I really did not care about whether I was liked or dislike by staff members. I was there to work with the children, and making sure that they are safe in and out of the classroom.

Effective Communication

When it comes to building a good team, there must be good communication among members. As we are working on our group project, we are learning to communicate with each other, and it would not have been possible without Christine's hard work. As our team coordinator, she has been available to answer question and give ideas to help us stay on the same topic. She has also called members to make sure they work on their assigned role.

I have to admit it's difficult to try to build a case without hearing from each other. I personally encountered some problems when the cases were distributed Monday and it was not sent to me. I contacted three members and asked them to forward the case to me. One did not reply, the others said they forward it to me. When I checked and asked the second time, and third time, I was beginning to get frustrated as I was running out of time to work on the case.

I called Aracely and she helped me figure out the reason I was not receiving the cases. Although they were added in my address book, their emails were being sent to my junk mail. When I finally received the case, I submitted my work, and it turns out neither Christine and Matt could open my attachment because it was in Word 2007.

Some of us are trying to get our work done ahead of time, however I have a feeling that we have some procrastinators in our team. I have learned to deal with these kind of conflicts, and I am not getting stressed over this matter. As a DA, I am trying to communicate with my client as much as possible, and hope to create a strong case on his behalf.

Wednesday, April 25, 2007

Effective Conflict Resolution Starts in the Preschool Years

In Cho's writing, he said "Teach me how to speak, teach me how to share, teach me where to go, tell me will love be there" (LA Times Magazine, 4/30/07, p 41).

Children need guidance from all the adults in their lives.
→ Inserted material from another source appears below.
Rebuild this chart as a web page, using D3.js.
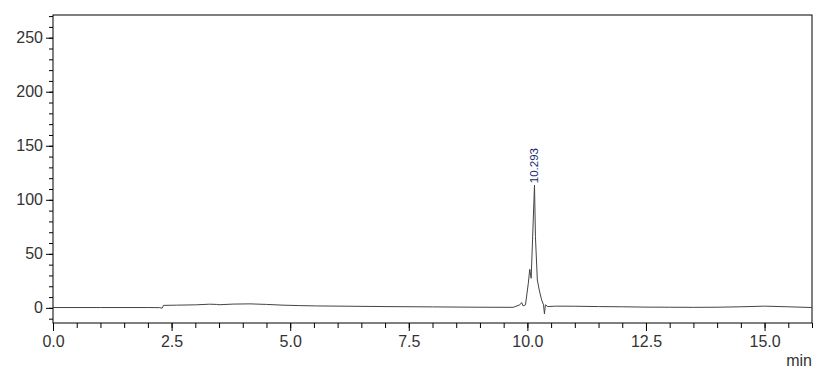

In order for them to learn how to speak,share, and solve conflicts without resorting to verbal or physical violence, we have to serve as their positive role models.

For example, when a child hits another child, the adult needs to approach both children in a calm manner. Many of the children's behaviors are learned behaviors from home, media, and peers. When no one teaches them how to solve conflicts in a positive way, they grow up thinking that violence is the only way to solve problems.
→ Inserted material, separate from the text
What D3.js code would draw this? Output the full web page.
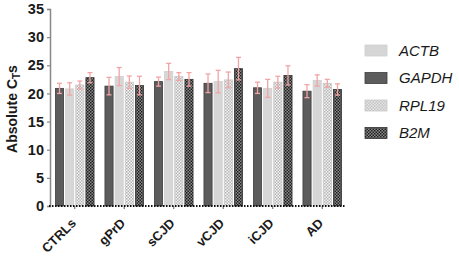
<!DOCTYPE html>
<html><head><meta charset="utf-8">
<script src="https://cdn.jsdelivr.net/npm/d3@7"></script>
<style>body{margin:0;background:#fff}svg{display:block;font-family:"Liberation Sans",Arial,sans-serif}</style>
</head><body>
<svg id="c" width="459" height="256"></svg>
<script>
const groups = ["CTRLs","gPrD","sCJD","vCJD","iCJD","AD"];
const barOrder = ["GAPDH","ACTB","RPL19","B2M"];
const legendOrder = ["ACTB","GAPDH","RPL19","B2M"];
const GAPDH = [20.9, 21.3, 22.1, 21.8, 21.0, 20.4];
const ACTB  = [20.8, 23.0, 23.9, 22.1, 20.9, 22.3];
const RPL19 = [21.5, 22.0, 23.0, 22.4, 22.0, 21.8];
const B2M   = [22.8, 21.4, 22.5, 24.4, 23.2, 20.7];
const GAPDH_err = [0.9, 1.55, 0.8, 1.65, 1.0, 1.15];
const ACTB_err  = [1.1, 1.6, 1.45, 2.0, 1.6, 1.0];
const RPL19_err = [0.7, 1.1, 0.7, 1.4, 1.05, 0.7];
const B2M_err   = [0.9, 1.65, 1.2, 2.0, 1.7, 1.0];
const yTicks = [0,5,10,15,20,25,30,35];

const values = {GAPDH, ACTB, RPL19, B2M};
const errs = {GAPDH: GAPDH_err, ACTB: ACTB_err, RPL19: RPL19_err, B2M: B2M_err};

const svg = d3.select("#c");
const defs = svg.append("defs");
function checker(id, a, b, s) {
  const p = defs.append("pattern").attr("id", id).attr("width", 2*s).attr("height", 2*s).attr("patternUnits", "userSpaceOnUse");
  p.append("rect").attr("width", 2*s).attr("height", 2*s).attr("fill", a);
  p.append("rect").attr("width", s).attr("height", s).attr("fill", b);
  p.append("rect").attr("x", s).attr("y", s).attr("width", s).attr("height", s).attr("fill", b);
}
checker("pR", "#f4f4f4", "#b4b4b4", 1.5);
checker("pB", "#8a8a8a", "#1e1e1e", 1.5);
const fills = {GAPDH: "#5c5c5c", ACTB: "#d6d6d6", RPL19: "url(#pR)", B2M: "url(#pB)"};
const strokes = {GAPDH: "#3e3e3e", ACTB: "#cfcfcf", RPL19: "#c8c8c8", B2M: "#333"};

const y = d3.scaleLinear().domain([0, 35]).range([206, 9]);
const x = d3.scaleBand().domain(groups).range([50, 347]).paddingInner(0.2).paddingOuter(0.1);
const xi = d3.scaleBand().domain(barOrder).range([0, x.bandwidth()]).paddingInner(0.1);

const data = [];
groups.forEach((g, i) => barOrder.forEach(s => data.push({g, s, v: values[s][i], e: errs[s][i]})));

svg.append("g").selectAll("rect").data(data).join("rect")
  .attr("x", d => x(d.g) + xi(d.s) + 0.5)
  .attr("y", d => y(d.v))
  .attr("width", xi.bandwidth() - 1)
  .attr("height", d => y(0) - y(d.v))
  .attr("fill", d => fills[d.s])
  .attr("stroke", d => strokes[d.s])
  .attr("stroke-width", 0.8);

const eg = svg.append("g").attr("stroke", "#f2a4a4").attr("stroke-width", 1.3).attr("fill", "none");
data.forEach(d => {
  const cx = x(d.g) + xi(d.s) + xi.bandwidth() / 2;
  eg.append("line").attr("x1", cx).attr("x2", cx).attr("y1", y(d.v + d.e)).attr("y2", y(d.v - d.e));
  eg.append("line").attr("x1", cx - 2.5).attr("x2", cx + 2.5).attr("y1", y(d.v + d.e)).attr("y2", y(d.v + d.e));
  eg.append("line").attr("x1", cx - 2.5).attr("x2", cx + 2.5).attr("y1", y(d.v - d.e)).attr("y2", y(d.v - d.e));
});

// y axis
const ya = svg.append("g").attr("transform", "translate(50,0)")
  .call(d3.axisLeft(y).tickValues(yTicks).tickSize(3).tickPadding(3));
ya.select(".domain").attr("stroke", "#888").attr("stroke-width", 1.5);
ya.selectAll(".tick line").attr("stroke", "#888").attr("stroke-width", 1.2);
ya.selectAll(".tick text").attr("font-size", 14.5).attr("font-weight", "bold").attr("fill", "#1a1a1a")
  .attr("font-family", "Liberation Sans, Arial, sans-serif");

// x axis
const xa = svg.append("g").attr("transform", "translate(0,206)")
  .call(d3.axisBottom(x).tickSize(3).tickFormat(""));
xa.select(".domain").remove();
xa.selectAll(".tick line").attr("stroke", "#777").attr("stroke-width", 1.2);
svg.append("line").attr("x1", 49).attr("x2", 345).attr("y1", 206).attr("y2", 206)
  .attr("stroke", "#111").attr("stroke-width", 2).attr("stroke-dasharray", "1.5,1.5");
svg.append("g").selectAll("text").data(groups).join("text")
  .attr("transform", d => `translate(${x(d) + x.bandwidth()/2 + 2},${224}) rotate(-45)`)
  .attr("text-anchor", "end")
  .attr("font-size", 13).attr("font-weight", "bold").attr("fill", "#1a1a1a")
  .text(d => d);

// y title
const yt = svg.append("text")
  .attr("transform", "translate(17,109) rotate(-90)")
  .attr("text-anchor", "middle")
  .attr("font-size", 14).attr("font-weight", "bold").attr("fill", "#1a1a1a");
yt.append("tspan").text("Absolute C");
yt.append("tspan").attr("font-size", 10).attr("dy", 3).text("T");
yt.append("tspan").attr("dy", -3).text("s");

// legend
const lg = svg.append("g").selectAll("g").data(legendOrder).join("g")
  .attr("transform", (d, i) => `translate(365,${50.5 + i * 27.5})`);
lg.append("rect").attr("x", 0).attr("y", -5.5).attr("width", 22).attr("height", 11)
  .attr("fill", d => fills[d]).attr("stroke", d => strokes[d]).attr("stroke-width", 0.8);
lg.append("text").attr("x", 34).attr("y", 0).attr("dy", "0.36em")
  .attr("font-size", 15).attr("font-style", "italic").attr("fill", "#1a1a1a").text(d => d);
</script>
</body></html>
The best strategies to solve conflict resolutions and violence prevention is to listen without taking any sides. For example, when my preschool students are fighting over a toy, I calmly approach them and become the mediator. Instead of scolding and punishing, I acknowledge the hurt child as well as the aggressor. I listen to both sides of the story, and then I restate what each child says and guide them to solve the problem by asking questions that will lead to an agreement on both sides of the parties. It takes time, but it works. Most of these young children have learned to solve most of their problems without adult assistance. If they are not successful on their own, they know they can always seek an adult for assistance.

As parents, teachers, and members of society, we need to pay more attention to all children. They need adult guidance and intervention so they can learn how to become positive members of our society. Let's not wait for another tragedy to happen.